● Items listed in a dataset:
────────────────────

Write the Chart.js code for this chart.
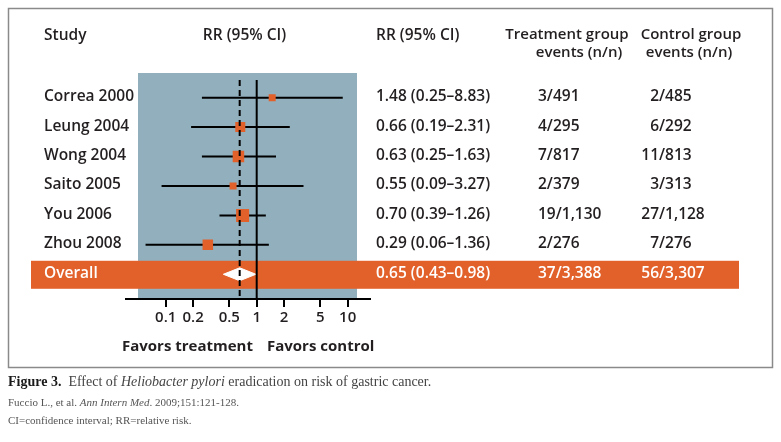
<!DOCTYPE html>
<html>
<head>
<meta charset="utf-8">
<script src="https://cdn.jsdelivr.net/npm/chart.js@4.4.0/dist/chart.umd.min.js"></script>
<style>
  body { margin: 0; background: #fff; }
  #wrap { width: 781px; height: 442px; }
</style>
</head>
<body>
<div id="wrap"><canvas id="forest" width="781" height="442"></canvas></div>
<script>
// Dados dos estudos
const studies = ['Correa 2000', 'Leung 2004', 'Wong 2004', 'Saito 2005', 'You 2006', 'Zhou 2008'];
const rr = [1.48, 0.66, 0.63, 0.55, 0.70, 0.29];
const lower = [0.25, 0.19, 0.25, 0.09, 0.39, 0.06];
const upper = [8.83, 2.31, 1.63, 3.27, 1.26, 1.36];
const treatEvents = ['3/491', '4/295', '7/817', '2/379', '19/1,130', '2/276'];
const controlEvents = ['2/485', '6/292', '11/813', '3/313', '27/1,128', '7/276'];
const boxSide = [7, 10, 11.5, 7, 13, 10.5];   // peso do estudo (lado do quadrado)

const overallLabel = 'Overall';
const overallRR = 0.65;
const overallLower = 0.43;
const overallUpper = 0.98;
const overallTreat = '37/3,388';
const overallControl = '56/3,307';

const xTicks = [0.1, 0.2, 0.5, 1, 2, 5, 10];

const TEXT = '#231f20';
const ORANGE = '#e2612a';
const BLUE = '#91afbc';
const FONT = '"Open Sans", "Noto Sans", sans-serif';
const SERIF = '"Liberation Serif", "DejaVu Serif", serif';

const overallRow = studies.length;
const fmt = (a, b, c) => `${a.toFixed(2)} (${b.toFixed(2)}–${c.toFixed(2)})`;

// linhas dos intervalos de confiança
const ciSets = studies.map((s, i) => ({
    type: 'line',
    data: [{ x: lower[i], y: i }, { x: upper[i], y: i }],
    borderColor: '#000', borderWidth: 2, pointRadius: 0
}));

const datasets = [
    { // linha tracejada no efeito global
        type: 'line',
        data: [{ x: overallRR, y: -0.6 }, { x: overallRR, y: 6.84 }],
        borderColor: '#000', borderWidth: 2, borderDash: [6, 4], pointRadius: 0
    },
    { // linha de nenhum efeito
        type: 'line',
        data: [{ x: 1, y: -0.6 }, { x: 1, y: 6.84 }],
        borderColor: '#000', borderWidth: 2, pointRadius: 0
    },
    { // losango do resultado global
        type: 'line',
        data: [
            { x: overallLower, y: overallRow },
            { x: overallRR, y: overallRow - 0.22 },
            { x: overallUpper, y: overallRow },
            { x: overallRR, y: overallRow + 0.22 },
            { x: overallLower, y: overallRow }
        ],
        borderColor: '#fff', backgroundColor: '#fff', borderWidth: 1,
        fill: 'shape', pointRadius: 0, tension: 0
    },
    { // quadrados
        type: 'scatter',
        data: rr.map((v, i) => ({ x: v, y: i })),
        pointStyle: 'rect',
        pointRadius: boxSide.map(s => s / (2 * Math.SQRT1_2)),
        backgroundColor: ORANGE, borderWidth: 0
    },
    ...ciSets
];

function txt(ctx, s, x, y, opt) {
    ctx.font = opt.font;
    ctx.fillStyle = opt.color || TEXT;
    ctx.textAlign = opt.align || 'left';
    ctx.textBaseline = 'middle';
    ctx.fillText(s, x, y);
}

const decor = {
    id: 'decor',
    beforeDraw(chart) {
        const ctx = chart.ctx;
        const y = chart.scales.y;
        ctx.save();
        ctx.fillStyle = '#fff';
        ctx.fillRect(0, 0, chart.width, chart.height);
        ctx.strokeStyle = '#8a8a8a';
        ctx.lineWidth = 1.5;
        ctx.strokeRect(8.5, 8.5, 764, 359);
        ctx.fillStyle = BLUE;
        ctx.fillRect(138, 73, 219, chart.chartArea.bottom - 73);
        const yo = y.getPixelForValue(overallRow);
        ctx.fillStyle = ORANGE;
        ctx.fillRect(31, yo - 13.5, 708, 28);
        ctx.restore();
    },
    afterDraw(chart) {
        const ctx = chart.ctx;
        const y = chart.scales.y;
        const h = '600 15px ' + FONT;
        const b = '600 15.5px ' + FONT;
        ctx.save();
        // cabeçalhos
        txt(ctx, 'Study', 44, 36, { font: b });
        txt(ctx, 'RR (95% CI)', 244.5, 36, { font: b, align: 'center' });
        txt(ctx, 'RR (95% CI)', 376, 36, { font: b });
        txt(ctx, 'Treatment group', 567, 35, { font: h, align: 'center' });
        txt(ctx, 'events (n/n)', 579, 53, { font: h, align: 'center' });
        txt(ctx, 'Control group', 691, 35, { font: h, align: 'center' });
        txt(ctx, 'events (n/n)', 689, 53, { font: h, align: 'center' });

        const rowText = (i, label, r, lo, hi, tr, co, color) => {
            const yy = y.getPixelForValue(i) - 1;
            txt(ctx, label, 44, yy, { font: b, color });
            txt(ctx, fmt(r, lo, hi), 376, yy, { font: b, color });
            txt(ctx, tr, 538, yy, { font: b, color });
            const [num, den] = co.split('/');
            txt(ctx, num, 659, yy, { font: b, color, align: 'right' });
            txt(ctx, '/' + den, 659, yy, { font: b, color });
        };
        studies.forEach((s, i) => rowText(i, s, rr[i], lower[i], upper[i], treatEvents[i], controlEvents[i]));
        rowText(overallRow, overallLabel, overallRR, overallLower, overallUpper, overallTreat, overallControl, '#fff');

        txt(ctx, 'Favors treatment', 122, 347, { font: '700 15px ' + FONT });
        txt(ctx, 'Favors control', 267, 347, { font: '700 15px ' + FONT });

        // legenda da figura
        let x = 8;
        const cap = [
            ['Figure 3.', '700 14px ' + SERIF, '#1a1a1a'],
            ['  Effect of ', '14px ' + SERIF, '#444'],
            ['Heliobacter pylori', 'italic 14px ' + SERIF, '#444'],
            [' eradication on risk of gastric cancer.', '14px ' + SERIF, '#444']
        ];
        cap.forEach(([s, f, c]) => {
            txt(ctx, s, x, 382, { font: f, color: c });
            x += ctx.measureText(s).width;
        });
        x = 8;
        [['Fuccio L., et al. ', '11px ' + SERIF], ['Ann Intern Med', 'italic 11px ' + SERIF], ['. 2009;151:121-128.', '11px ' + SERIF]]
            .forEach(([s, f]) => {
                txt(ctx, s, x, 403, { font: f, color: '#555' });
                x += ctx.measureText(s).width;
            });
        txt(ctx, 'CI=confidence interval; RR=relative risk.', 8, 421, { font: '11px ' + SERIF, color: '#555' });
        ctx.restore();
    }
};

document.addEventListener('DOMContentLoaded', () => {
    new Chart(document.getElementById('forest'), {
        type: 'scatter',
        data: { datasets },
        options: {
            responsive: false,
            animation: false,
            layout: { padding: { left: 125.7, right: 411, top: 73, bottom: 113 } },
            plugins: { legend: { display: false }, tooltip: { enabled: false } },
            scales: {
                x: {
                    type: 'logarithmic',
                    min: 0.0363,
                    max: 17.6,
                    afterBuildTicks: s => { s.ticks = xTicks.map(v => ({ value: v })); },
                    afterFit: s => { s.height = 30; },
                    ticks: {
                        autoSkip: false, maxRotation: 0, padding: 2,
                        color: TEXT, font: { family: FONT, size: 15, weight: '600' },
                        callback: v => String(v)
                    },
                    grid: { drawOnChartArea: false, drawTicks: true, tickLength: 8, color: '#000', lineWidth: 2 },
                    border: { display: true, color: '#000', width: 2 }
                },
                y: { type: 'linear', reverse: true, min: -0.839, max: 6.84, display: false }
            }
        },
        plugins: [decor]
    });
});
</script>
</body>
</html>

────────────────────

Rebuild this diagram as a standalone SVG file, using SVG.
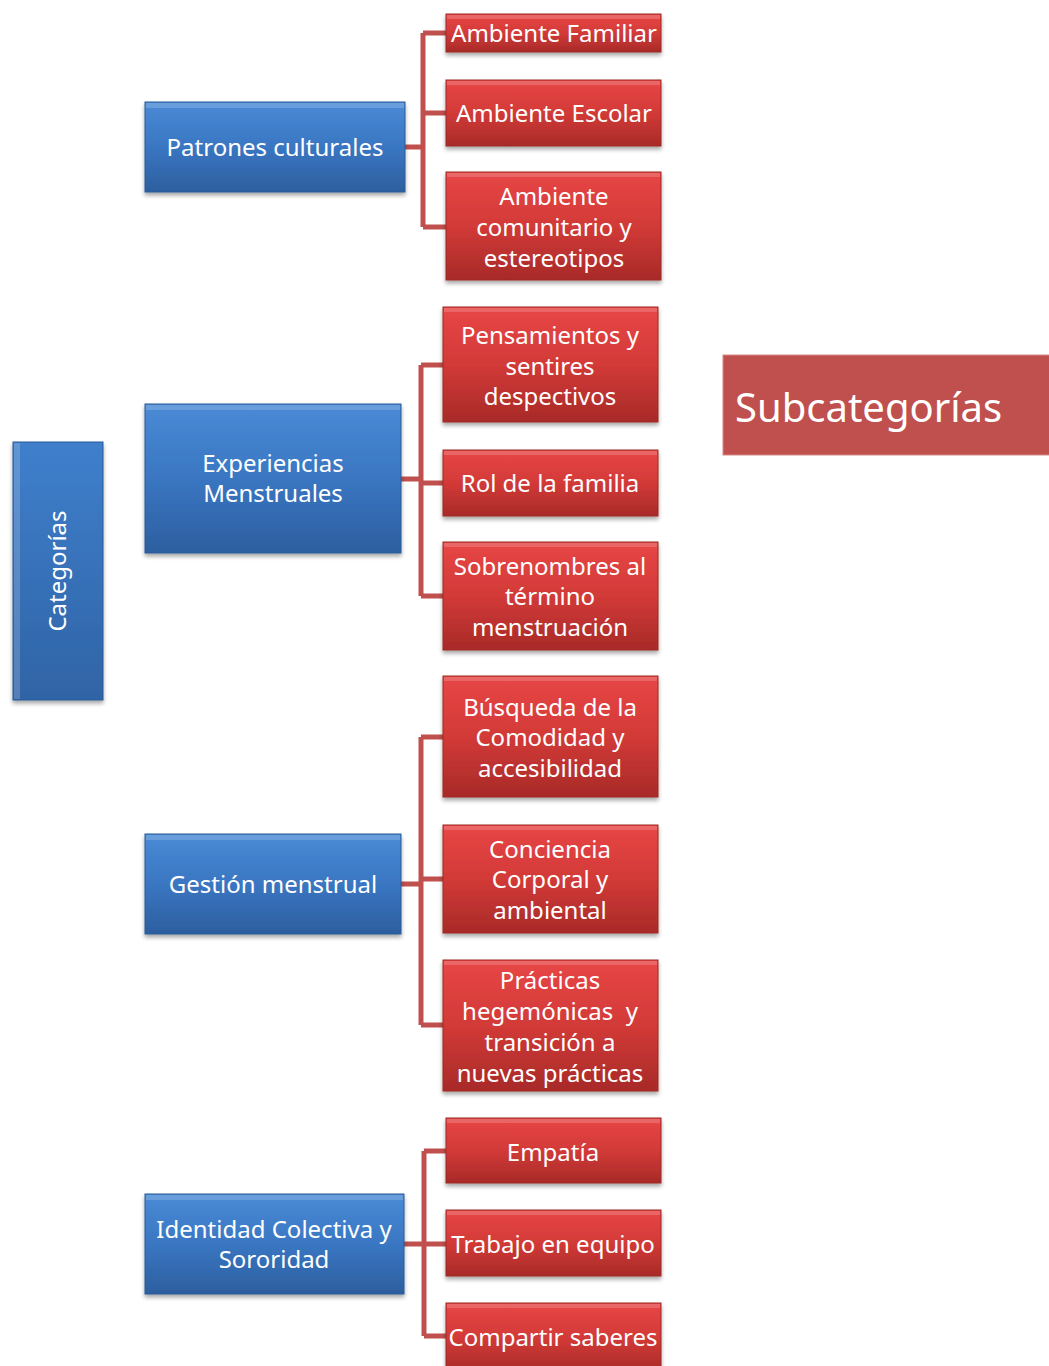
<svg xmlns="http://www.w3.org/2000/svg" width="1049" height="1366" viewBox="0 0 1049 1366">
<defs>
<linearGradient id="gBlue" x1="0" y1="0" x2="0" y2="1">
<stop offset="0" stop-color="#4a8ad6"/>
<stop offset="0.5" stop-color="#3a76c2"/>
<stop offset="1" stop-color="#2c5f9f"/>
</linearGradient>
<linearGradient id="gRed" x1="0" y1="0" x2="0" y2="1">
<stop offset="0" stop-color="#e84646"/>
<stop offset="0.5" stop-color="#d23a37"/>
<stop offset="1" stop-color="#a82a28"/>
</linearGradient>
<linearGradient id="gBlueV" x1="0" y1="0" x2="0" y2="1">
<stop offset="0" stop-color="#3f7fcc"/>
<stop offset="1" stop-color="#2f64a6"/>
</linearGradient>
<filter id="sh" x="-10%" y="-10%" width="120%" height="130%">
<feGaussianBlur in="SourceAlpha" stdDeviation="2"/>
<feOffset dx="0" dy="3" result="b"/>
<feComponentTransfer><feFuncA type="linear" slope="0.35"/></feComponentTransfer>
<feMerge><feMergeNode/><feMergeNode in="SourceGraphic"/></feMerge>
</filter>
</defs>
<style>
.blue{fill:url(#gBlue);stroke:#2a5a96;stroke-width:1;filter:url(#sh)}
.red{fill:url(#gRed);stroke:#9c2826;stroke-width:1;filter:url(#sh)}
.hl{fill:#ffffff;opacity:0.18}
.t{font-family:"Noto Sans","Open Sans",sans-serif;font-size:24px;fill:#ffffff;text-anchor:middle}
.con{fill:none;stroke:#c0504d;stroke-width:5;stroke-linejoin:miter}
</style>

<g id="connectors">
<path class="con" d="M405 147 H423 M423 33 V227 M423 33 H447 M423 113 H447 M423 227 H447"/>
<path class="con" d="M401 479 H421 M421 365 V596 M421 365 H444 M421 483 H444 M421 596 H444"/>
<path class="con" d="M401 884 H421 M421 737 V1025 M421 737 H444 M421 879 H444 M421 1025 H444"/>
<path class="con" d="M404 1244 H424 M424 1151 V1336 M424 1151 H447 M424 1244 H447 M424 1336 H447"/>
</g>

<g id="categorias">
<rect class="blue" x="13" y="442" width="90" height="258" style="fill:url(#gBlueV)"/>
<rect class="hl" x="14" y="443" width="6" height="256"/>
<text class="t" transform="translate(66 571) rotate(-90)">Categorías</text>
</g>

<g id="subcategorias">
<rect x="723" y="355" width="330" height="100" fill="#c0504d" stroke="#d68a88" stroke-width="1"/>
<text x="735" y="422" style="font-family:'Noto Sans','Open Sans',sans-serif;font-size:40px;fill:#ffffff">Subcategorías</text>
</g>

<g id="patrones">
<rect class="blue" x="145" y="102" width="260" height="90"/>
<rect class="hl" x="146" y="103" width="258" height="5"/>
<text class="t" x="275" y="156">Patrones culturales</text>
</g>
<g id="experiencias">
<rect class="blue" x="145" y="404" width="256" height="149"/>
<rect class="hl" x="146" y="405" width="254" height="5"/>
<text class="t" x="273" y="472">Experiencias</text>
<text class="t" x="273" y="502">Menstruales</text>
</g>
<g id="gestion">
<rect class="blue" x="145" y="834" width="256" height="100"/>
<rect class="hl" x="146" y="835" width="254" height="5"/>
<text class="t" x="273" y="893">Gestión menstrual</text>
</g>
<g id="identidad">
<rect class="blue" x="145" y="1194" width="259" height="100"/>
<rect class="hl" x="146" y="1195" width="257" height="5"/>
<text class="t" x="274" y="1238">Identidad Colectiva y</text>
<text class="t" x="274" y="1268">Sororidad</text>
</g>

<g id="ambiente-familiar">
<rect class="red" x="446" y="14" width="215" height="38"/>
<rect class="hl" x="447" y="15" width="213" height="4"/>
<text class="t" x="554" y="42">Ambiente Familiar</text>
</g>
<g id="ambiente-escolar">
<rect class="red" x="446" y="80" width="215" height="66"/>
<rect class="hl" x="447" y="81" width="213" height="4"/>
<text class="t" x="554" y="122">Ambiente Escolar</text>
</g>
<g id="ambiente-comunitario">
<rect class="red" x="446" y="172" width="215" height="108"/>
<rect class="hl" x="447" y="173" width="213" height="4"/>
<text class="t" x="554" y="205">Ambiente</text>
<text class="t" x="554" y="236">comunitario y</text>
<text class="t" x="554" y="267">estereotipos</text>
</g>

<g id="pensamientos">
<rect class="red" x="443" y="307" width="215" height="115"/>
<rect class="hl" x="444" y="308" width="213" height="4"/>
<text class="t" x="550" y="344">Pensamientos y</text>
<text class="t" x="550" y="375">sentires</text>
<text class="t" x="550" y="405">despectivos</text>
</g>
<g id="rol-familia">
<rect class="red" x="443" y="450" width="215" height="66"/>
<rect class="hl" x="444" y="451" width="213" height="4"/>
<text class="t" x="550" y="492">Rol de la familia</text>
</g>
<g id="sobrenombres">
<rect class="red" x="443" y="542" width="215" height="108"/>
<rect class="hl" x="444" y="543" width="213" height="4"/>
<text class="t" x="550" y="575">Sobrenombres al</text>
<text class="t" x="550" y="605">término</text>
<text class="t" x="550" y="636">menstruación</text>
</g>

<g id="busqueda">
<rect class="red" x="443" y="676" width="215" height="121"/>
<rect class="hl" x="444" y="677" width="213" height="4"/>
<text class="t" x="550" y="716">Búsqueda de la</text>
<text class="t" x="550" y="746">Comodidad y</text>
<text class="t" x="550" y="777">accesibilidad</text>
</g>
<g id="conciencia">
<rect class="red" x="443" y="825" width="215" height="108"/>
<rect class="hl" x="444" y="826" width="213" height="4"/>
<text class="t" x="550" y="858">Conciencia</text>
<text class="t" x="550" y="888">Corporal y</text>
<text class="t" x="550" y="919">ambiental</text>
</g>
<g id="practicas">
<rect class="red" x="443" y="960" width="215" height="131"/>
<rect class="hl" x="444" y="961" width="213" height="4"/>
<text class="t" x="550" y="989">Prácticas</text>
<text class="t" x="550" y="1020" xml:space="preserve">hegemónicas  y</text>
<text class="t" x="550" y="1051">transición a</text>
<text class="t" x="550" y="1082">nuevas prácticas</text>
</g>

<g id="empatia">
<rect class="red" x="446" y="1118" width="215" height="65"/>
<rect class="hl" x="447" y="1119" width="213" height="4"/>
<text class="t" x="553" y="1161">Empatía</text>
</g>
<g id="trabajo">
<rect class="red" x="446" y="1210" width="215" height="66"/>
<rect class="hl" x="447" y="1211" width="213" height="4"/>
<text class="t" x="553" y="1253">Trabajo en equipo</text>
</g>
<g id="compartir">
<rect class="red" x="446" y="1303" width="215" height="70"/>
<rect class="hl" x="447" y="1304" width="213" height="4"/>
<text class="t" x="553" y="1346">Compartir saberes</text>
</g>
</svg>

────────────────────

● What you are asked to do: Repeat only the lines running from "Write the Chart.js code for this chart." to "const xTicks = [0.1, 0.2, 0.5, 1, 2, 5, 10];", ends included, and leave the pictures out.

● Solved exercise:
Write the Chart.js code for this chart.
<!DOCTYPE html>
<html>
<head>
<meta charset="utf-8">
<script src="https://cdn.jsdelivr.net/npm/chart.js@4.4.0/dist/chart.umd.min.js"></script>
<style>
  body { margin: 0; background: #fff; }
  #wrap { width: 781px; height: 442px; }
</style>
</head>
<body>
<div id="wrap"><canvas id="forest" width="781" height="442"></canvas></div>
<script>
// Dados dos estudos
const studies = ['Correa 2000', 'Leung 2004', 'Wong 2004', 'Saito 2005', 'You 2006', 'Zhou 2008'];
const rr = [1.48, 0.66, 0.63, 0.55, 0.70, 0.29];
const lower = [0.25, 0.19, 0.25, 0.09, 0.39, 0.06];
const upper = [8.83, 2.31, 1.63, 3.27, 1.26, 1.36];
const treatEvents = ['3/491', '4/295', '7/817', '2/379', '19/1,130', '2/276'];
const controlEvents = ['2/485', '6/292', '11/813', '3/313', '27/1,128', '7/276'];
const boxSide = [7, 10, 11.5, 7, 13, 10.5];   // peso do estudo (lado do quadrado)

const overallLabel = 'Overall';
const overallRR = 0.65;
const overallLower = 0.43;
const overallUpper = 0.98;
const overallTreat = '37/3,388';
const overallControl = '56/3,307';

const xTicks = [0.1, 0.2, 0.5, 1, 2, 5, 10];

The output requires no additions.